Monday, May 30, 2022

"Power and Liberty" by Gordon Wood


Gordon Wood is the Alva Way University Professor and Professor of History Emeritus at Brown University. He’s won numerous prizes for his books, including the Pulitzer Prize for History for The Radicalism of the American Revolution. His area of focus is the American Revolution and the period of the early American republic.  

Wood is a good author to read in a time when so many calls are arising from the left-of-center to change the Supreme Court, do away with the Electoral College, repeal various constitutional amendments, and perhaps even rewrite the Constitution.
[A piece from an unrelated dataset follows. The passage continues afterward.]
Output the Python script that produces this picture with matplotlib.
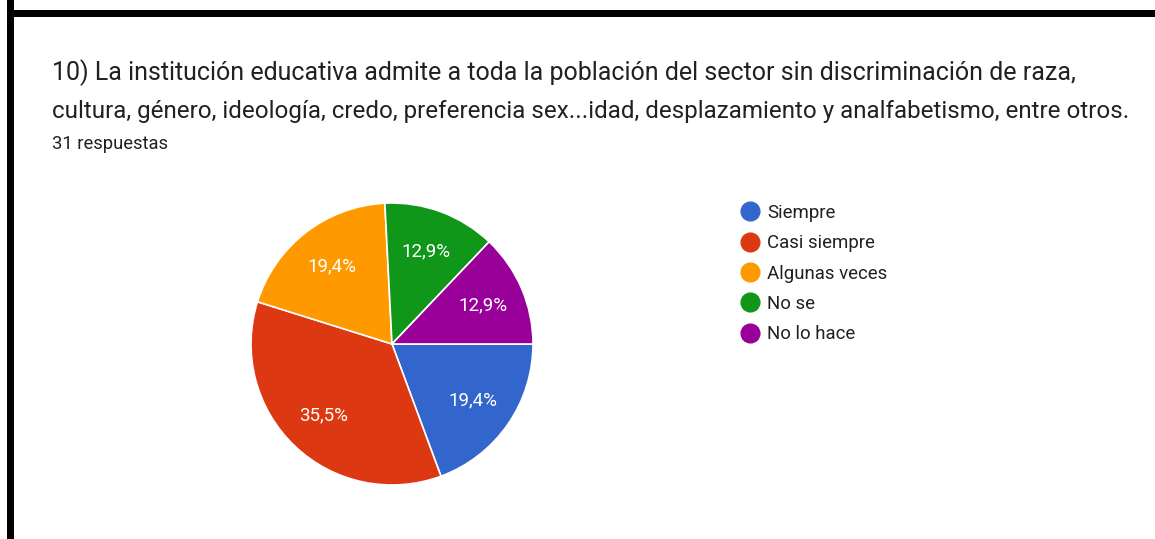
import matplotlib
matplotlib.use("Agg")
import matplotlib.pyplot as plt
from matplotlib.lines import Line2D
from matplotlib.patches import Rectangle

title_line1 = "10) La institución educativa admite a toda la población del sector sin discriminación de raza,"
title_line2 = "cultura, género, ideología, credo, preferencia sex...idad, desplazamiento y analfabetismo, entre otros."
subtitle = "31 respuestas"
categories = ["Siempre", "Casi siempre", "Algunas veces", "No se", "No lo hace"]
counts = [6, 11, 6, 4, 4]
colors = ["#3366CC", "#DC3912", "#FF9900", "#109618", "#990099"]

W, H = 1155, 539
fig = plt.figure(figsize=(W / 100, H / 100), dpi=100)
fig.patch.set_facecolor("white")
plt.rcParams["font.family"] = ["Roboto", "DejaVu Sans"]

def fx(px):
    return px / W

def fy(py):
    return 1 - py / H

# border
fig.add_artist(Rectangle((fx(7), fy(539)), fx(7), 1, transform=fig.transFigure, color="black", lw=0))
fig.add_artist(Rectangle((fx(7), fy(17)), 1, 7 / H, transform=fig.transFigure, color="black", lw=0))

fig.text(fx(52), fy(80), title_line1, fontsize=18.0, color="#202124", va="baseline", ha="left")
fig.text(fx(52), fy(118), title_line2, fontsize=17.4, color="#202124", va="baseline", ha="left")
fig.text(fx(52), fy(149), subtitle, fontsize=13.2, color="#202124", va="baseline", ha="left")

cx, cy, r = 392, 344, 141
ax = fig.add_axes([fx(cx - r), fy(cy + r), 2 * r / W, 2 * r / H])
wedges, texts, autotexts = ax.pie(
    counts, colors=colors, startangle=0, counterclock=False,
    autopct=lambda p: f"{p:.1f}%".replace(".", ","), pctdistance=0.7,
    wedgeprops=dict(edgecolor="white", linewidth=1.2),
    textprops=dict(color="white", fontsize=13.5),
    frame=False, radius=1,
)
ax.set_xlim(-1, 1)
ax.set_ylim(-1, 1)
ax.set_aspect("auto")
ax.axis("off")

handles = [Line2D([], [], marker="o", linestyle="none", markersize=13.5,
                  markerfacecolor=c, markeredgecolor=c) for c in colors]
leg = fig.legend(handles, categories, loc="upper left", bbox_to_anchor=(fx(741), fy(204)),
                 frameon=False, fontsize=13.4, labelspacing=0.66, handletextpad=0.41,
                 handlelength=1.0, borderpad=0, borderaxespad=0, labelcolor="#202124")

fig.savefig("out.png", dpi=100, facecolor="white")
His newest work, Power and Liberty: Constitutionalism in the American Revolution, tells the story of how the U.S. Constitution was actually born in the throes of the revolution itself, years before the Constitutional Convention of 1787.

 

Before the U.S. Constitution existed, the idea of written constitutions, especially in English history, was largely associated with governments. In other words, constitutions were all about governments and how they functioned along with customs, traditions, and common law. It was different in America. “By the end of the Revolutionary era,” he writes, “Americans had come to view a constitution as no part of government at all. It was a written document distinct from n superior to all the operations of government.” Instead, it functioned like a Bible, embodying the principles of government to be sure, but principles derived from the people.

 

Wood explains how this happened. Before the American Revolution, a debate emerged between America and Britain, which eventually became a debate with the British king. That debate culminated in the Declaration of Independence, which Wood calls “the most important document in American history.”

 

Gordon Wood

Constitutionalism was thriving during the Revolutionary War. The states were experimenting with a number of different approaches, and if something didn’t work, something else was tried. That constitutional ferment was reflected in the articles of Confederation, and it continued into the Constitutional Convention period. 

 

The slavery debate at the Constitutional Convention happened in the context of the debate over representation for both large and small states. Slavery was more prevalent in the southern states, but every state had its slaves. Wood includes a reminder that slavery had existed for thousands of years, but the idea of ending it received a major push during the revolution and early republic. He also points to the emergence of the judiciary as a separate branch of government, instead of an extension of royal or executive officers. And this period also inaugurated what was one of the most radical innovations ever – the demarcation between the public and the private. The distinctions between these two spheres did not exist at the time the Constitution was approved and implemented.

 

Power and Liberty is a relatively short (and highly readable) book – 188 pages of text, excluding notes, bibliography, and index. But it is an important book, important in that it helps explain what was happening at the time the Constitution was written, the vital developments leading up to it, and how it changed American (and the world) forever.